The old man on the bed was not the Aleksie Krupskaya Taleniekov remembered. The close-cropped hair and the clean shaven face that once displayed such strength were no more. The skin was pale and stretched, wrinkled beneath the white beard, and his long white hair was a bird’s nest of tiny thin strings, matted, separated, revealing splotches of grayish flesh that was Krupskaya’s gaunt skull. The man was dying and could barely speak. He lowered the covers briefly and lifted a blood-soaked cloth away from the perforated flesh of a bullet wound.

Virtually no time was spent on greetings; the respect and affection in each man’s eyes were sufficient.

“I widened my pupils into the death-stare,” said Krupskaya, smiling weakly. “He thought I was dead. He had done his job and ran.”

“Who was it?”

“An assassin. Sent by the Corsicans.”

“The Corsicans? What Corsicans?”

The old man took a long, painful breath, gesturing for Vasili to lean closer. “I will be dead before the hour is gone, and there are things you must be told. No one else will tell you; you are the best we have and you
must
be told. Above all men, you have the skills to match their skills. You and another, one from each side. You may be all that’s left.”

“What are you talking about?”

“The Matarese.”

“The
what?

“The Matarese. They know I know … what they are doing, what they are about to do. I am the only one left who would recognize them, who would dare speak of them. I stopped the contacts once, but I had neither the courage nor the ambition to expose them.”

“I can’t understand you.”

“I will try to explain.” Krupskaya paused, gathering strength. “A short while ago, a general named Blackburn was killed in America.”

“Yes, I know. The Chairman of the Joint Chiefs. We were not involved, Aleksie.”

“Are you aware that
you
were the one the Americans believed the most likely assassin?”

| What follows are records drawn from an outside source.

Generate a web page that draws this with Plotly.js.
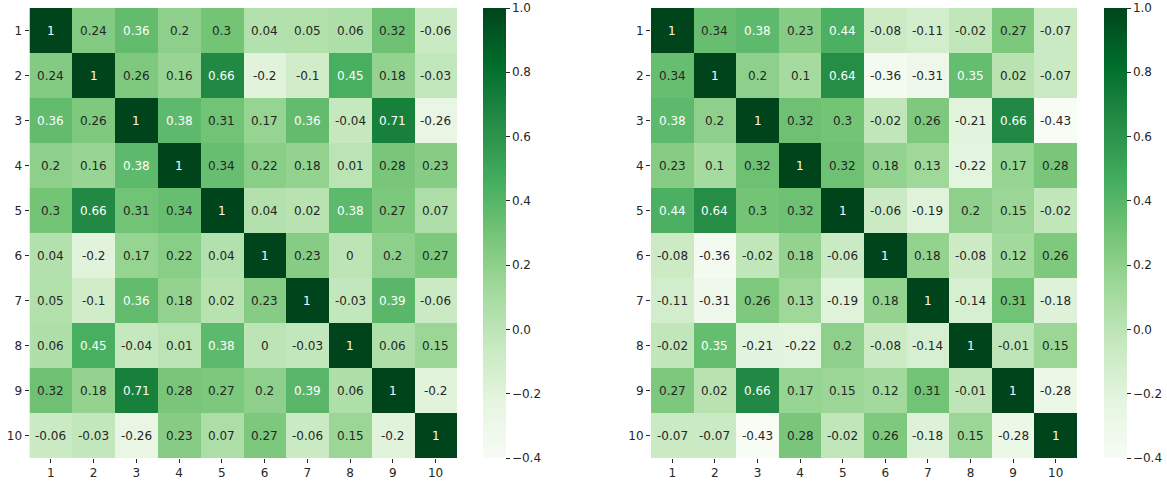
<!DOCTYPE html>
<html><head><meta charset="utf-8">
<script src="https://cdn.plot.ly/plotly-3.0.1.min.js"></script>
<style>html,body{margin:0;padding:0;background:#fff}#c{width:1167px;height:482px}</style>
</head><body><div id="c"></div>
<script>
const labels = [1,2,3,4,5,6,7,8,9,10];
const leftMatrix = [
 [1,0.24,0.36,0.2,0.3,0.04,0.05,0.06,0.32,-0.06],
 [0.24,1,0.26,0.16,0.66,-0.2,-0.1,0.45,0.18,-0.03],
 [0.36,0.26,1,0.38,0.31,0.17,0.36,-0.04,0.71,-0.26],
 [0.2,0.16,0.38,1,0.34,0.22,0.18,0.01,0.28,0.23],
 [0.3,0.66,0.31,0.34,1,0.04,0.02,0.38,0.27,0.07],
 [0.04,-0.2,0.17,0.22,0.04,1,0.23,0,0.2,0.27],
 [0.05,-0.1,0.36,0.18,0.02,0.23,1,-0.03,0.39,-0.06],
 [0.06,0.45,-0.04,0.01,0.38,0,-0.03,1,0.06,0.15],
 [0.32,0.18,0.71,0.28,0.27,0.2,0.39,0.06,1,-0.2],
 [-0.06,-0.03,-0.26,0.23,0.07,0.27,-0.06,0.15,-0.2,1]
];
const rightMatrix = [
 [1,0.34,0.38,0.23,0.44,-0.08,-0.11,-0.02,0.27,-0.07],
 [0.34,1,0.2,0.1,0.64,-0.36,-0.31,0.35,0.02,-0.07],
 [0.38,0.2,1,0.32,0.3,-0.02,0.26,-0.21,0.66,-0.43],
 [0.23,0.1,0.32,1,0.32,0.18,0.13,-0.22,0.17,0.28],
 [0.44,0.64,0.3,0.32,1,-0.06,-0.19,0.2,0.15,-0.02],
 [-0.08,-0.36,-0.02,0.18,-0.06,1,0.18,-0.08,0.12,0.26],
 [-0.11,-0.31,0.26,0.13,-0.19,0.18,1,-0.14,0.31,-0.18],
 [-0.02,0.35,-0.21,-0.22,0.2,-0.08,-0.14,1,-0.01,0.15],
 [0.27,0.02,0.66,0.17,0.15,0.12,0.31,-0.01,1,-0.28],
 [-0.07,-0.07,-0.43,0.28,-0.02,0.26,-0.18,0.15,-0.28,1]
];
const zmin = -0.4, zmax = 1;
const greens = ['#f7fcf5','#e5f5e0','#c7e9c0','#a1d99b','#74c476','#41ab5d','#238b45','#006d2c','#00441b'];
const colorscale = greens.map((c,i)=>[i/(greens.length-1), c]);

function hex(c){return [1,3,5].map(i=>parseInt(c.substr(i,2),16));}
function colorAt(v){
  let t=(v-zmin)/(zmax-zmin); t=Math.max(0,Math.min(1,t));
  const p=t*(greens.length-1); const i=Math.min(Math.floor(p),greens.length-2); const f=p-i;
  const a=hex(greens[i]), b=hex(greens[i+1]);
  return a.map((x,k)=>x+(b[k]-x)*f);
}
function lum(rgb){
  const l=rgb.map(x=>{x/=255;return x<=0.03928?x/12.92:Math.pow((x+0.055)/1.055,2.4);});
  return 0.2126*l[0]+0.7152*l[1]+0.0722*l[2];
}
function fmt(v){return String(Math.round(v*100)/100);}

const W=1167,H=482;
const panels=[
 {m:leftMatrix, x0:29.5, x1:457, cb:483, xa:'x', ya:'y'},
 {m:rightMatrix, x0:651, x1:1077, cb:1104, xa:'x2', ya:'y2'}
];
const yTop=8, yBot=458;
const traces=[], annotations=[];
const layout={width:W,height:H,margin:{l:0,r:0,t:0,b:0},paper_bgcolor:'#fff',plot_bgcolor:'#fff',
  font:{family:'DejaVu Sans, sans-serif',size:12,color:'#262626'},showlegend:false};
panels.forEach((p,pi)=>{
  traces.push({type:'heatmap',z:p.m,x:labels,y:labels,xaxis:p.xa,yaxis:p.ya,zmin:zmin,zmax:zmax,
    colorscale:colorscale,hoverinfo:'skip',
    colorbar:{x:p.cb/W,xanchor:'left',xref:'paper',y:(H-yBot)/H,yanchor:'bottom',len:(yBot-yTop),lenmode:'pixels',
      thickness:23,thicknessmode:'pixels',outlinewidth:0,tickmode:'array',tickvals:[-0.4,-0.2,0,0.2,0.4,0.6,0.8,1.0],
      tickformat:'.1f',ticks:'outside',ticklen:4,tickwidth:1,tickcolor:'#262626',xpad:0,ypad:0,
      tickfont:{family:'DejaVu Sans, sans-serif',size:12,color:'#262626'}}});
  const ax=p.xa==='x'?'xaxis':'xaxis2', ay=p.ya==='y'?'yaxis':'yaxis2';
  layout[ax]={domain:[p.x0/W,p.x1/W],range:[0.5,10.5],tickmode:'array',tickvals:labels,ticktext:labels.map(String),
    ticks:'outside',ticklen:4,tickcolor:'#262626',showgrid:false,zeroline:false,showline:false,anchor:p.ya,
    tickfont:{size:12,color:'#262626'}};
  layout[ay]={domain:[(H-yBot)/H,(H-yTop)/H],range:[10.5,0.5],tickmode:'array',tickvals:labels,ticktext:labels.map(String),
    ticks:'outside',ticklen:4,tickcolor:'#262626',showgrid:false,zeroline:false,showline:false,anchor:p.xa,
    tickfont:{size:12,color:'#262626'}};
  p.m.forEach((row,r)=>row.forEach((v,c)=>{
    const L=lum(colorAt(v));
    annotations.push({x:labels[c],y:labels[r],xref:p.xa,yref:p.ya,text:fmt(v),showarrow:false,
      font:{size:12,color:L>0.408?'#262626':'#ffffff'}});
  }));
});
layout.annotations=annotations;
Plotly.newPlot('c',traces,layout,{displayModeBar:false,staticPlot:true});
</script></body></html>
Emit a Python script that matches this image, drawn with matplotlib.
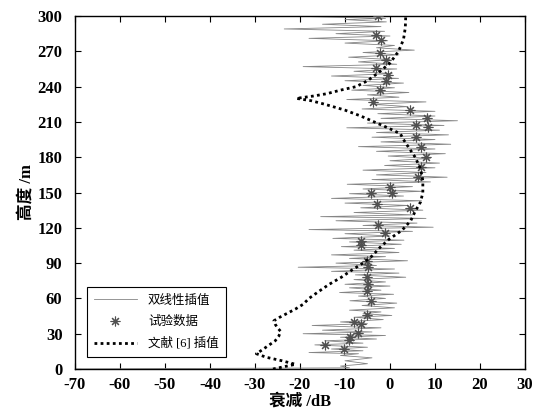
import matplotlib
matplotlib.use("Agg")
import matplotlib.pyplot as plt

# ---------------- data ----------------
# bilinear interpolation curve (turning points)
bl_h = [0, 1, 2.5, 4.5, 7, 9.5, 11.5, 13, 14, 15.5, 17, 18.5, 20.5, 22, 24, 25.5, 27, 28.5,
        30, 31.5, 33, 35, 37, 38.5, 40, 42, 44, 45.5, 47, 48.5, 50, 52, 54, 56, 58, 60, 62,
        63.5, 65, 67, 69, 70.5, 72, 74, 76, 78, 80, 81.5, 83, 85, 86.5, 88, 90, 92, 94, 95.5,
        97, 99, 101, 102.5, 104, 106, 108, 109.5, 111, 113, 115, 117, 118.5, 120.5, 122, 124,
        126, 128, 129.5, 131, 133, 135, 137, 139, 141, 143, 145, 147, 149, 151, 153, 155, 157,
        159, 161, 163, 165, 167, 169, 171, 173, 175, 177, 179, 181, 183, 185, 187, 189, 191,
        193, 195, 197, 199, 201, 203, 205, 207, 209, 211, 213, 215, 217, 219, 221, 223, 225,
        227, 229, 231, 233, 235, 237, 239, 241, 243, 245, 247, 249, 251, 253, 255, 257, 259,
        261, 263, 265, 267, 269, 271, 273, 275, 277, 279, 281, 283, 285, 287, 289, 291, 293,
        295, 297, 298, 299.5, 300]
bl_x = [-72, -9, -11, -5, -10, -4, -11, -7, -18, -6, -13, -5, -16.7, -6, -14.5, -3, -11, -1,
        -19.3, -4, -15, -2, -17.3, -5, -11, -1.5, -8, 0.4, -6, -2, -9, 1, -6.2, 1.5, -8.9, -1, -7,
        0.8, -11.2, -2, -9, 0, -10, -1, -8, 3.5, -7.7, 2, -13, 1, -20.4, -3, -12, 3.9, -9, -1,
        -13, 2, -8, 1, -10.8, 2.5, -9, 3.1, -12.7, 0, -10, 5, -18, 9.6, -6, 6,
        -12, 8, -15.4, 5, -8, 7.3, -6.5, 4, -10, 7, -13, 3, -9, 7.3, -6, 5, -9.5,
        9, -4, 12.7, -3, 8, -6, 10, -1.2, 11, 0, 9, -0.4, 12.3, -3, 10, -7, 13.5,
        -2, 10, -4, 13, -3, 11, -9.6, 12, -5, 15, -2, 10, -2.7, 10, -6.2, 4, -4,
        8, -9.6, 2, -5, 4.2, -8.5, 1, -6, 3, -10, 1.9, -13, 0.5, -8, 1.5, -19.3, 1.5,
        -7, 0, -9.2, 2, -6, 5.4, -3, 1, -10, -0.5, -18, 0, -12, -1.2, -23.5, -2, -15,
        -0.8, -10, -1, -17.7, -3]

# experimental data
exp_h = [300, 284, 280, 268.5, 263, 256, 250, 245, 237, 227, 220.5, 213, 207, 206, 197, 189,
         180, 171.5, 163, 154.5, 149.5, 149.5, 140, 137, 122.5, 115.7, 109, 105, 92, 86.5,
         78, 72, 66, 58, 46, 40, 38, 31, 27, 25, 20, 17]
exp_x = [-2.7, -3.2, -2.1, -2.3, -0.9, -3.2, -0.4, -0.8, -2.3, -3.7, 4.5, 8.3, 5.8, 8.5, 5.8,
         6.9, 8.1, 7.0, 6.3, 0.0, 0.4, -4.2, -2.9, 4.4, -2.7, -1.2, -6.4, -6.5, -5.2, -4.8,
         -5.0, -4.8, -5.2, -4.2, -5.0, -8.1, -6.5, -7.2, -8.9, -9.1, -14.4, -10.3]

# reference [6] interpolation
ref_h = [0, 2, 4, 7, 10, 13, 16, 20, 24, 28, 32, 35, 38, 41, 44, 47, 51, 55, 60, 66, 72, 78,
         84, 90, 96, 103, 110, 118, 126, 134, 142, 150, 160, 170, 180, 188, 195, 200, 205, 210,
         215, 220, 225, 228, 230, 232, 234, 237, 240, 245, 252, 260, 270, 280, 290, 300]
ref_x = [-26, -23.5, -21, -24, -27.5, -29.7, -28.5, -27, -25.5, -24.7, -24.3, -25, -25.5,
         -25.8, -24.5, -23, -21, -19.3, -18, -15.8, -13.5, -10.8, -8.5, -6, -4, -2.3, -0.3,
         2.7, 4.6, 5.6, 6.8, 7.3, 7.3, 6.8, 5.6, 4.2, 3.0, 2.3, -0.5, -3.5, -6.5, -10, -14.5,
         -17.5, -20.8, -17, -14, -11, -7.5, -5, -2.5, 0.0, 1.9, 3.0, 3.4, 3.5]

x_ticks = [-70, -60, -50, -40, -30, -20, -10, 0, 10, 20, 30]
y_ticks = [0, 30, 60, 90, 120, 150, 180, 210, 240, 270, 300]
labels = ["双线性插值", "试验数据", "文献 [6] 插值"]
xlabel = "衰减 /dB"
ylabel = "高度 /m"

# ---------------- plot ----------------
fam = ['Liberation Serif', 'Noto Sans CJK SC']
plt.rcParams['font.family'] = fam

fig = plt.figure(figsize=(5.41, 4.19), dpi=100)
ax = fig.add_axes([0.1386, 0.1193, 0.8318, 0.8425])

ax.plot(bl_x, bl_h, color='#858585', lw=0.6, label=labels[0], zorder=2)
ax.plot(exp_x, exp_h, linestyle='none', marker=(8, 2, 0), markersize=7,
        markeredgewidth=0.8, color='#505050', label=labels[1], zorder=3)
ax.plot(ref_x, ref_h, color='black', lw=2.0, linestyle=(0, (1, 1.2)),
        label=labels[2], zorder=4)

ax.set_xlim(-70, 30)
ax.set_ylim(0, 300)
ax.set_xticks(x_ticks)
ax.set_yticks(y_ticks)
ax.set_xticklabels([str(t) for t in x_ticks])
ax.set_yticklabels([str(t) for t in y_ticks])
ax.tick_params(direction='in', top=True, right=True, length=4, width=0.8,
               labelsize=12)
ax.tick_params(axis='x', pad=6)
ax.tick_params(axis='y', pad=9)
for lab in ax.get_xticklabels() + ax.get_yticklabels():
    lab.set_fontweight('bold')
for s in ax.spines.values():
    s.set_linewidth(1.0)

ax.set_xlabel(xlabel, fontsize=12, fontweight='bold', labelpad=0)
ax.set_ylabel(ylabel, fontsize=12, fontweight='bold', labelpad=2)

leg = ax.legend(loc='lower left', bbox_to_anchor=(0.012, 0.015), fontsize=9,
                frameon=True, fancybox=False, edgecolor='black', framealpha=1,
                handlelength=3.4, borderpad=0.6, labelspacing=0.75, handletextpad=0.9)
leg.get_frame().set_linewidth(0.8)

fig.savefig("out.png", dpi=100)
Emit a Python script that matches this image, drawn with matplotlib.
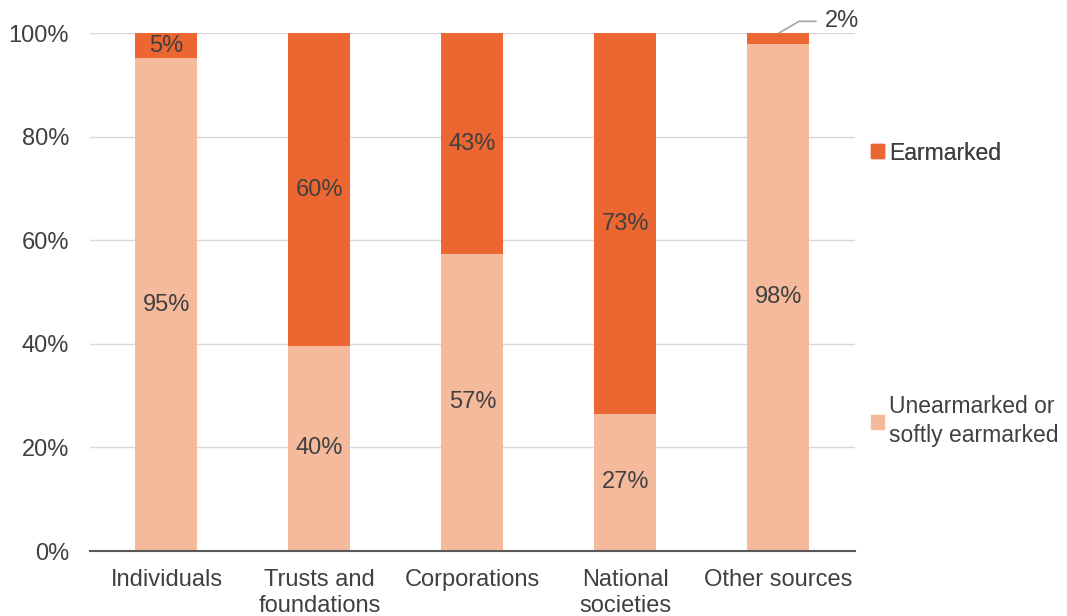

“No one told me. It’s ridiculous.”

“No one tells you much anymore, do they?”

“I don’t fool myself, old friend. I’ve given. I don’t know how much more I have to give. Grasnov is not far distant, perhaps.”

“If it is permitted,” interrupted Krupskaya.

“I think it will be.”

“No matter.… Last month, the scientist, Yurievich. He was murdered while on holiday up in a Provasoto
dacha,
along with Colonel Drigorin and the man, Brunov, from Industrial Planning.”

“I heard about it,” said Taleniekov. “I gather it was horrible.”

“Did you read the report?”

“What report?”

“The one compiled by VKR—”

“Madmen and fools,” interjected Taleniekov.

“Not always,” corrected Krupskaya. “In this case they have specific facts, accurate as far as they go.”

“What are these supposedly accurate facts?”

Krupskaya, breathing with difficulty, swallowed and continued. “Shell casings, seven millimeter, American. Bore markings from a Browning Magnum, Grade Four.”